The recent spill has compounded a growing push for accountability, one that has mounted at the state level in Michigan as well as nationally.
Also known as the Superfund law, the Comprehensive Environmental Response, Compensation and Liability Act is one of the nation's most powerful tools in addressing deeply contaminated sites. At the core of that statute is the principle that entities responsible for pollution should have to foot the bill for cleanup. That law authorizes EPA to compel those polluters to pay up, in a system widely supported by environmental advocates and panned by industry members.

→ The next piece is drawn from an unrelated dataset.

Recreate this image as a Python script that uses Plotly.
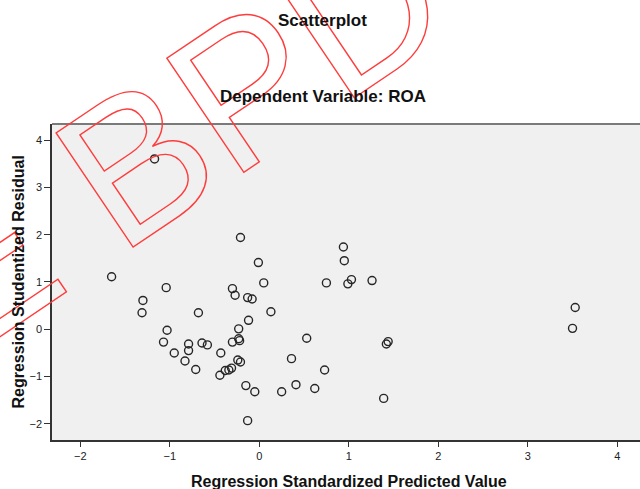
import plotly.graph_objects as go

# Regression Standardized Predicted Value
pred = [-1.17, -0.21, -0.01, -1.65, 0.05, -1.04, -0.30, -0.27, -0.13, -0.08,
        -1.30, -1.31, -0.68, 0.13, -0.12, -1.03, -0.23, -1.07, -0.79, -0.79,
        -0.64, -0.58, -0.30, -0.23, -0.22, 0.53, -0.95, -0.43, -0.83, -0.24,
        -0.21, 0.36, -0.71, -0.44, -0.38, -0.34, -0.31, -0.15, -0.05, 0.25,
        0.41, 0.62, -0.13, 3.53, 3.50, 1.44, 1.42, 0.73, 1.39, 0.94,
        0.95, 0.75, 0.99, 1.03, 1.26]
# Regression Studentized Residual
resid = [3.60, 1.94, 1.41, 1.11, 0.98, 0.88, 0.86, 0.72, 0.67, 0.64,
         0.61, 0.35, 0.35, 0.37, 0.19, -0.02, 0.01, -0.27, -0.31, -0.45,
         -0.29, -0.33, -0.27, -0.20, -0.24, -0.19, -0.50, -0.50, -0.67, -0.65,
         -0.69, -0.62, -0.85, -0.97, -0.87, -0.86, -0.82, -1.19, -1.32, -1.32,
         -1.17, -1.25, -1.93, 0.46, 0.02, -0.26, -0.31, -0.86, -1.46, 1.74,
         1.45, 0.98, 0.96, 1.05, 1.03]

x_ticks = [-2, -1, 0, 1, 2, 3, 4]
y_ticks = [-2, -1, 0, 1, 2, 3, 4]

title_main = "Scatterplot"
title_sub = "Dependent Variable: ROA"
x_title = "Regression Standardized Predicted Value"
y_title = "Regression Studentized Residual"
watermark = "E BPD"

W, H = 640, 489
ML, MR, MT, MB = 52, 0, 124, 49
PW, PH = W - ML - MR, H - MT - MB


def px2paper(px, py):
    return (px - ML) / PW, 1 - (py - MT) / PH


FONT = "Liberation Sans, Arial, sans-serif"

fig = go.Figure(
    go.Scatter(
        x=pred, y=resid, mode="markers",
        marker=dict(symbol="circle-open", size=8, color="#262626",
                    line=dict(width=1.4)),
        hoverinfo="skip",
    )
)

fig.update_layout(
    width=W, height=H,
    margin=dict(l=ML, r=MR, t=MT, b=MB, pad=0),
    plot_bgcolor="#F0F0F0", paper_bgcolor="white",
    showlegend=False,
    font=dict(family=FONT, color="#222222"),
)
fig.update_xaxes(
    range=[-2.316, 4.254], tickvals=x_ticks, ticks="outside", ticklen=5,
    tickcolor="#333333", tickwidth=1, showline=True, linecolor="#333333",
    linewidth=1.5, showgrid=False, zeroline=False,
    tickfont=dict(size=11, color="#222222", family=FONT),
)
fig.update_yaxes(
    range=[-2.339, 4.338], tickvals=y_ticks, ticks="outside", ticklen=6,
    tickcolor="#333333", tickwidth=1, showline=True, linecolor="#333333",
    linewidth=1.5, showgrid=False, zeroline=False,
    tickfont=dict(size=11, color="#222222", family=FONT),
)

fig.add_shape(type="line", xref="paper", yref="paper", x0=0, x1=1, y0=1, y1=1,
              line=dict(color="#7a7a7a", width=2))

annots = []
wx, wy = px2paper(172.8, 136.9)
annots.append(dict(text=watermark, x=wx, y=wy, xref="paper", yref="paper",
                   xanchor="center", yanchor="middle", showarrow=False,
                   textangle=-34,
                   font=dict(family=FONT, size=200, color="rgba(0,0,0,0)")))
for txt, (cx, cy), size, ang in [
    (title_main, (322.7, 20.7), 17, 0),
    (title_sub, (323.3, 96.7), 17, 0),
    (x_title, (349, 481.7), 16, 0),
    (y_title, (18, 282.5), 16, -90),
]:
    ax, ay = px2paper(cx, cy)
    annots.append(dict(text="<b>%s</b>" % txt, x=ax, y=ay, xref="paper",
                       yref="paper", xanchor="center", yanchor="middle",
                       showarrow=False, textangle=ang,
                       font=dict(family=FONT, size=size, color="#111111")))
fig.update_layout(annotations=annots)

post = """
var gd = document.getElementById('{plot_id}');
var t = gd.querySelector('g.annotation[data-index="0"] text.annotation-text');
if (t) { t.style.fill = 'none'; t.style.fillOpacity = '0';
         t.style.stroke = '#ff3c3c'; t.style.strokeWidth = '1.4px'; }
"""

fig.write_html("out.html", post_script=post,
               config={"displayModeBar": False})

In 1990, Michigan enshrined its own law modeled after CERCLA. But through a 1995 change under the Republican Engler administration, the law's liability standard changed — limiting who could be held responsible and scaling back the extent of cleanup required. Under current Michigan law, companies are required to contain and limit contaminants, but cleanup costs are largely shifted to the public.
In recent days, advocates and lawmakers have argued that the polluter-pays principle needs to be revived. Michigan Democrats in particular have been pushing their own legislation shifting costs on to polluters.
Minority Floor Leader Yousef Rabhi (D), who joined his colleagues recently in proposing a package of bills to strengthen state laws, took to Facebook, writing, “SHUT DOWN TRIBAR PERMANENTLY! We need to pass my polluter pay bill NOW! #Waterislife.” Rabhi’s bill, specifically, would require polluters to restore land and water to standards good enough for residential land use or drinking water.
Democratic state Rep. Jim Ellison, who co-authored the legislation, told E&E News he was prompted to take action after “green ooze” containing hexavalent chromium was discovered two years ago splashed on the side of a busy interstate, contamination that was traced back to a metal plating company in his district in Madison Heights.
“We found out there was no way to hold these guys responsible. The Engler administration got rid of all of these laws that made the polluters pay and so we've been struggling ever since,” said Ellison, adding that Michigan’s industrial groups have repeatedly fought state polluter pay reforms.
While Ellison is term-limited and doesn’t expect much action on his legislation in the waning days of this year’s session, he expects someone to introduce the bills in coming years and hopes to attract Republican support in the wake of the spill on the Huron River.
But Caroline Liethen, director of environmental and regulatory policy for the Michigan Manufacturers Association, said Rabhi’s bill would impose standards that would slow or even stall the process of remediating and closing contaminated sites. Liethen also said that today’s violations show that the state’s current process is working and “liable parties are held liable.”
Michigan's back-and-forth comes as EPA is in the process of targeting certain PFAS under CERCLA, a move that has spurred broader conversations about forcing polluters to pay up.
Members of the waste and water industries have lobbied for exemptions from CERCLA designation in particular, worried that it could harm business and that EPA is moving too quickly (Greenwire, May 24). But advocates and lawmakers alike have taken the opposite approach, arguing that regulators should be moving more quickly.
In remarks last week, Dingell queried why it was taking so long for regulators to issue the CERCLA designation (E&E Daily, Aug. 4). She made those comments while also highlighting the hexavalent chrome spill in her home state and broadly emphasizing accountability on the part of companies responsible for pollution.
Rabhi, who spoke alongside Dingell during that event, took a similarly hard line, emphasizing action at both the federal and state levels.
"My belief is that polluters should ultimately have to pay to clean up the messes that they make," Rabhi said, ultimately asserting: "I believe in polluter pay laws in Michigan."